I ran the test in Linear, parallell regression and the timing is almost linear (I have omitted the seconds):
2 shards 34m
4 shards 16m
5 shards 14m
10 shards 6m
I also added a separate folder for mpi version of cmdstan (eventually I have to use multiple nodes). Since I was getting
MPI auto-detection failed: unknown wrapper compiler mpic++
I have assembled the following notes to build cmdstan:
git clone https://github.com/stan-dev/cmdstan.git --recursive
make clean-all
for treading support
make/local contains
CXXFLAGS += -DSTAN_THREADS -pthread
for MPI support
make/local contains
STAN_MPI=true
CC=mpicxx
stan/lib/stan_math/lib/boostxxx/user-config.jam contains
using mpi : /apps/cent7/intel/impi/2017.1.132/bin64/mpicxx ;
instead just using mpi ;
cd cmdstan/make
git fetch
git checkout develop models
cd …
make build
I now I have submitted the job with:
time mpiexec -n 100 ./foo sample…
On each node I had 20 foo instances. Is this as expected?
It looks it is working. The MPI results were interesting:
5 nodes 20 cores each 100m
10 nodes 20 cores each 122m
15 nodes 20 cores each 132m
It means more is not better. I’ll keep trying.
I have a question. When I compiled cmdstan boost library build step gave:
MPI auto-detection failed: unknown wrapper compiler mpic++
so I had to do some tweaking:
stan/lib/stan_math/lib/boostxxx/user-config.jam contains
using mpi : /apps/cent7/intel/impi/2017.1.132/bin64/mpicxx ;
instead just using mpi ;
and recompiled cmdstan. This time MPI was not ignored. But Boost told me:
The following directory should be added to compiler include paths:
/home/lmockus/mpi/cmdstan/stan/lib/stan_math/lib/boost_1.66.0
The following directory should be added to linker library paths:
/home/lmockus/mpi/cmdstan/stan/lib/stan_math/lib/boost_1.66.0/stage/lib
I forgot to do it and ran my experiment with 5,10,15 nodes. Did I make a mistake? Or perhaps there are boost libraries on the system?

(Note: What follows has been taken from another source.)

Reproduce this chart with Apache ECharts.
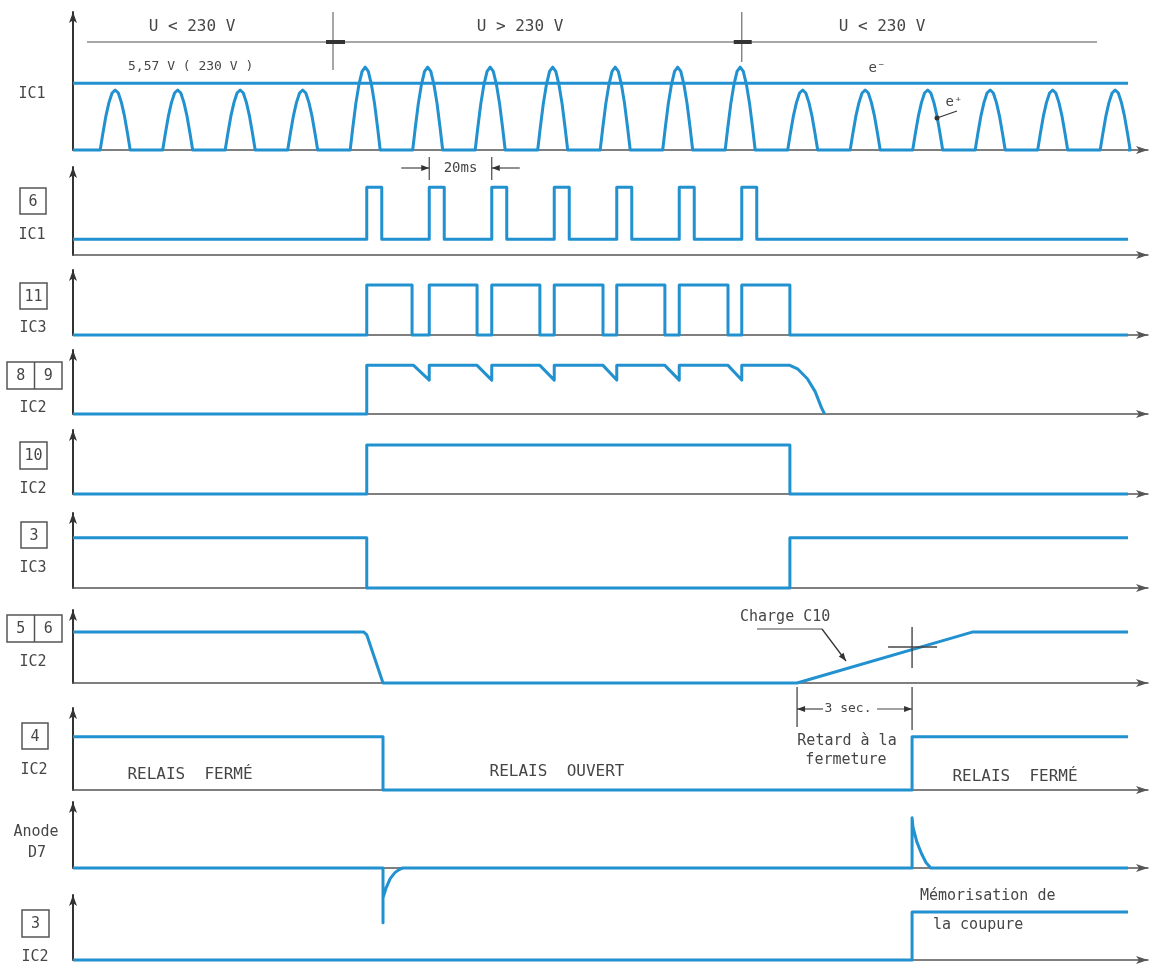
<!DOCTYPE html>
<html>
<head>
<meta charset="utf-8">
<script src="https://cdn.jsdelivr.net/npm/echarts@6/dist/echarts.min.js"></script>
<style>
  html, body { margin: 0; padding: 0; background: #ffffff; }
  #chart { width: 1159px; height: 966px; }
</style>
</head>
<body>
<div id="chart"></div>
<script>
// Time base in ms: mains half-waves every 20 ms
const T_MAX = 344;
const T_END = 337.6;

// IC1 input: rectified half-waves and the 5,57 V comparator threshold
const bumpCenters = [13.5, 33.5, 53.5, 73.5, 93.5, 113.5, 133.5, 153.5, 173.5, 193.5, 213.5, 233.5, 253.5, 273.5, 293.5, 313.5, 333.5];
const bumpPeaks   = [5.0, 5.0, 5.0, 5.0, 6.9, 6.9, 6.9, 6.9, 6.9, 6.9, 6.9, 5.0, 5.0, 5.0, 5.0, 5.0, 5.0];
const bumpOffsets = [-4.8, -4, -3, -2, -1, 0, 1, 2, 3, 4, 4.8];
const bumpShape   = [0, 0.26, 0.56, 0.79, 0.95, 1, 0.95, 0.79, 0.56, 0.26, 0];
const threshold = 5.57;

// Pin 6 IC1 comparator pulses and pin 11 IC3 monostable pulses (levels in % of axis height)
const pulseRise = [94, 114, 134, 154, 174, 194, 214];
const pin6Fall  = [98.8, 118.8, 138.8, 158.8, 178.8, 198.8, 218.8];
const pin6Low = 18, pin6High = 77;
const pin11Fall = [108.5, 129.3, 149.4, 169.6, 189.4, 209.6, 229.4];
const pin11High = 77;

// Pins 8/9 IC2: held level with small sags between pulses, then discharge
const pin89 = [[0,0],[94,0],[94,76],[109,76],[114,53],[114,76],[129.3,76],[134,53],[134,76],[149.4,76],[154,53],[154,76],
  [169.6,76],[174,53],[174,76],[189.4,76],[194,53],[194,76],[209.6,76],[214,53],[214,76],[229.4,76],
  [232,70],[235,55],[237.5,35],[239.5,10],[240.5,0]];
// Pin 10 IC2
const pin10 = [[0,0],[94,0],[94,76.5],[229.4,76.5],[229.4,0],[T_END,0]];
// Pin 3 IC3
const pin3ic3 = [[0,67],[94,67],[94,0],[229.4,0],[229.4,67],[T_END,67]];
// Pins 5/6 IC2: fast discharge, then slow charge of C10
const pin56 = [[0,70],[93,70],[94,66],[99.2,0],[231.7,0],[288,70],[T_END,70]];
// Pin 4 IC2: relay drive
const pin4 = [[0,65],[99.2,65],[99.2,0],[268.5,0],[268.5,65],[T_END,65]];
// Anode D7: negative and positive spikes
const anodeD7 = [[0,0],[99.2,0],[99.2,-83],[99.2,-45],[100.2,-30],[101.5,-16],[103,-7],[104.5,-2],[105.5,0],
  [268.5,0],[268.5,76],[268.8,62],[270,40],[271.5,22],[273,8],[274.5,0],[T_END,0]];
// Pin 3 IC2: memorised cut-off
const pin3ic2 = [[0,0],[268.5,0],[268.5,74],[T_END,74]];

// Row layout (pixels)
const rows = [
  { top: 12,  bottom: 150, yMax: 11.5 },
  { top: 167, bottom: 255, yMax: 100 },
  { top: 270, bottom: 335, yMax: 100 },
  { top: 350, bottom: 414, yMax: 100 },
  { top: 430, bottom: 494, yMax: 100 },
  { top: 513, bottom: 588, yMax: 100 },
  { top: 610, bottom: 683, yMax: 100 },
  { top: 708, bottom: 790, yMax: 100 },
  { top: 802, bottom: 868, yMax: 100 },
  { top: 895, bottom: 960, yMax: 100 }
];

const BLUE = '#2291d0';
const INK = '#464646';
const FONT = 'DejaVu Sans Mono';

function squareWave(rise, fall, low, high) {
  const d = [[0, low]];
  rise.forEach((r, i) => { d.push([r, low], [r, high], [fall[i], high], [fall[i], low]); });
  d.push([T_END, low]);
  return d;
}

function halfWaves() {
  const d = [[0, 0]];
  bumpCenters.forEach((c, i) => {
    bumpOffsets.forEach((o, k) => d.push([c + o, bumpPeaks[i] * bumpShape[k]]));
  });
  d.push([T_END, 0]);
  return d;
}

const seriesData = [
  halfWaves(),
  squareWave(pulseRise, pin6Fall, pin6Low, pin6High),
  squareWave(pulseRise, pin11Fall, 0, pin11High),
  pin89, pin10, pin3ic3, pin56, pin4, anodeD7, pin3ic2
];

const grids = [], xAxes = [], yAxes = [], series = [];
rows.forEach((r, i) => {
  grids.push({ left: 73, right: 11, top: r.top, height: r.bottom - r.top });
  xAxes.push({
    type: 'value', gridIndex: i, min: 0, max: T_MAX,
    axisLine: { show: true, symbol: ['none', 'arrow'], symbolSize: [6, 12], lineStyle: { color: '#555555', width: 1.5 } },
    axisTick: { show: false }, axisLabel: { show: false }, splitLine: { show: false }
  });
  yAxes.push({
    type: 'value', gridIndex: i, min: 0, max: r.yMax,
    axisLine: { show: true, symbol: ['none', 'arrow'], symbolSize: [6, 11], lineStyle: { color: '#333333', width: 2 } },
    axisTick: { show: false }, axisLabel: { show: false }, splitLine: { show: false }
  });
  series.push({
    type: 'line', xAxisIndex: i, yAxisIndex: i, data: seriesData[i],
    showSymbol: false, clip: false, animation: false,
    lineStyle: { color: BLUE, width: 3, join: 'round' }
  });
});
// Threshold line on the IC1 input
series.push({
  type: 'line', xAxisIndex: 0, yAxisIndex: 0, data: [[0, threshold], [T_END, threshold]],
  showSymbol: false, animation: false, lineStyle: { color: BLUE, width: 3 }
});

const chart = echarts.init(document.getElementById('chart'), null, { renderer: 'canvas' });
chart.setOption({ animation: false, backgroundColor: '#ffffff', grid: grids, xAxis: xAxes, yAxis: yAxes, series: series });

const X = t => chart.convertToPixel({ xAxisIndex: 0 }, t);

const g = [];
function ln(x1, y1, x2, y2, w, c) {
  g.push({ type: 'line', shape: { x1, y1, x2, y2 }, style: { stroke: c || INK, lineWidth: w || 1.3 }, z: 10 });
}
function tx(x, y, s, size, align, c) {
  g.push({ type: 'text', x, y, style: { text: s, font: (size || 15) + 'px "' + FONT + '"', fill: c || INK, align: align || 'center', verticalAlign: 'middle' }, z: 10 });
}
function head(x, y, dx, dy) {
  // filled arrow head with its tip at (x, y), pointing along (dx, dy)
  const L = Math.hypot(dx, dy), ux = dx / L, uy = dy / L, len = 8, hw = 3;
  const bx = x - ux * len, by = y - uy * len;
  g.push({ type: 'polygon', shape: { points: [[x, y], [bx - uy * hw, by + ux * hw], [bx + uy * hw, by - ux * hw]] }, style: { fill: '#333' }, z: 10 });
}
function box(x, y, w, h, labels) {
  g.push({ type: 'rect', shape: { x, y, width: w, height: h }, style: { fill: 'none', stroke: '#555', lineWidth: 1.5 }, z: 10 });
  const cw = w / labels.length;
  labels.forEach((s, i) => {
    if (i > 0) ln(x + cw * i, y, x + cw * i, y + h, 1.5, '#555');
    tx(x + cw * i + cw / 2, y + h / 2 + 1, s, 15);
  });
}

// Mains voltage bands
const xCut1 = X(83.2), xCut2 = X(214);
ln(87, 42, 1097, 42, 1.5, '#8a8a8a');
ln(xCut1, 12, xCut1, 70, 1.3, '#777');
ln(xCut2, 12, xCut2, 62, 1.3, '#777');
ln(xCut1 - 7, 42, xCut1 + 12, 42, 4, '#333');
ln(xCut2 - 8, 42, xCut2 + 10, 42, 4, '#333');
tx(192, 27, 'U < 230 V', 16);
tx(520, 27, 'U > 230 V', 16);
tx(882, 27, 'U < 230 V', 16);
tx(128, 67, '5,57 V ( 230 V )', 13, 'left');
tx(877, 68, 'e\u207B', 14);
g.push({ type: 'circle', shape: { cx: 937, cy: 118, r: 2.5 }, style: { fill: '#333' }, z: 10 });
ln(937, 118, 957, 111, 1.2, '#333');
tx(954, 102, 'e\u207A', 14);

// 20 ms period
const p1 = X(114), p2 = X(134);
ln(p1, 157, p1, 180, 1.2);
ln(p2, 157, p2, 180, 1.2);
ln(p1 - 28, 168, p1, 168, 1.2); head(p1, 168, 1, 0);
ln(p2 + 28, 168, p2, 168, 1.2); head(p2, 168, -1, 0);
tx((p1 + p2) / 2, 168, '20ms', 14);

// Charge of C10 and the 3 s closing delay
tx(740, 617, 'Charge C10', 15, 'left');
ln(757, 629, 822, 629, 1.2);
ln(822, 629, 846, 661, 1.3, '#333'); head(846, 661, 24, 32);
const xc = X(268.5), xs = X(231.7);
ln(xc, 627, xc, 668, 1.4);
ln(xc - 24, 647, xc + 25, 647, 1.4);
ln(xs, 687, xs, 727, 1.3);
ln(xc, 687, xc, 730, 1.3);
ln(xs, 709, xs + 26, 709, 1.2); head(xs, 709, -1, 0);
ln(xc - 35, 709, xc, 709, 1.2); head(xc, 709, 1, 0);
tx(848, 709, '3 sec.', 13);
tx(847, 741, 'Retard à la', 15);
tx(846, 760, 'fermeture', 15);

// Relay states
tx(190, 775, 'RELAIS  FERMÉ', 16);
tx(557, 772, 'RELAIS  OUVERT', 16);
tx(1015, 777, 'RELAIS  FERMÉ', 16);
tx(920, 896, 'Mémorisation de', 15, 'left');
tx(933, 925, 'la coupure', 15, 'left');

// Signal names
tx(32, 94, 'IC1', 15);
box(20, 188, 26, 26, ['6']);     tx(32, 235, 'IC1', 15);
box(20, 283, 27, 26, ['11']);    tx(33, 328, 'IC3', 15);
box(7, 362, 55, 27, ['8', '9']); tx(33, 408, 'IC2', 15);
box(20, 442, 27, 27, ['10']);    tx(33, 489, 'IC2', 15);
box(21, 522, 26, 26, ['3']);     tx(33, 568, 'IC3', 15);
box(7, 615, 55, 27, ['5', '6']); tx(33, 662, 'IC2', 15);
box(22, 723, 26, 26, ['4']);     tx(34, 770, 'IC2', 15);
tx(36, 832, 'Anode', 15);        tx(37, 853, 'D7', 15);
box(22, 910, 27, 27, ['3']);     tx(35, 957, 'IC2', 15);

chart.setOption({ graphic: { elements: g } });
</script>
</body>
</html>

Maybe… don’t know. What you did is what boost recommends in case your system is not easily auto-detectable. That can mean many things.
Depends on your model and the data you are fitting… and the hardware this is running on. We have Infiniband on our cluster which should give very good scaling. On standard ethernet fabric scaling will be much worse.
… but what is your 1 core running time without MPI?
I have time on Win 10 which is 92345s - no map_rect. Unfortunately Win 10 is faster so I still have to do comparison but my guess improvement is obvious. I will reformat my PBPK problem to mpi to see if it becomes solvable in less than a day. Fortunately I have 19 subjects so I node with 20 cores will be enough. Maybe in this case just threading will be sufficient?
@linas thanks for sharing this model, as well as the original.
I’m trying to understand this. The original model is pretty straightforward, just using this an example to figure out the MPI stuff.
You’re introducing two new things, not included in the first model.
Can you please explain the bias corrections you included, mathematically?
Also, what do you mean by shards? Is this you chopping up the parameters to allocate on different cores, or what? I get nodes and laters, but now I’m thinking of broken glass or something
Threading will already bring you very far. If you want the last bit of performance, then go with MPI… which doesn’t work on Windows though. So MPI is more efficient than threading.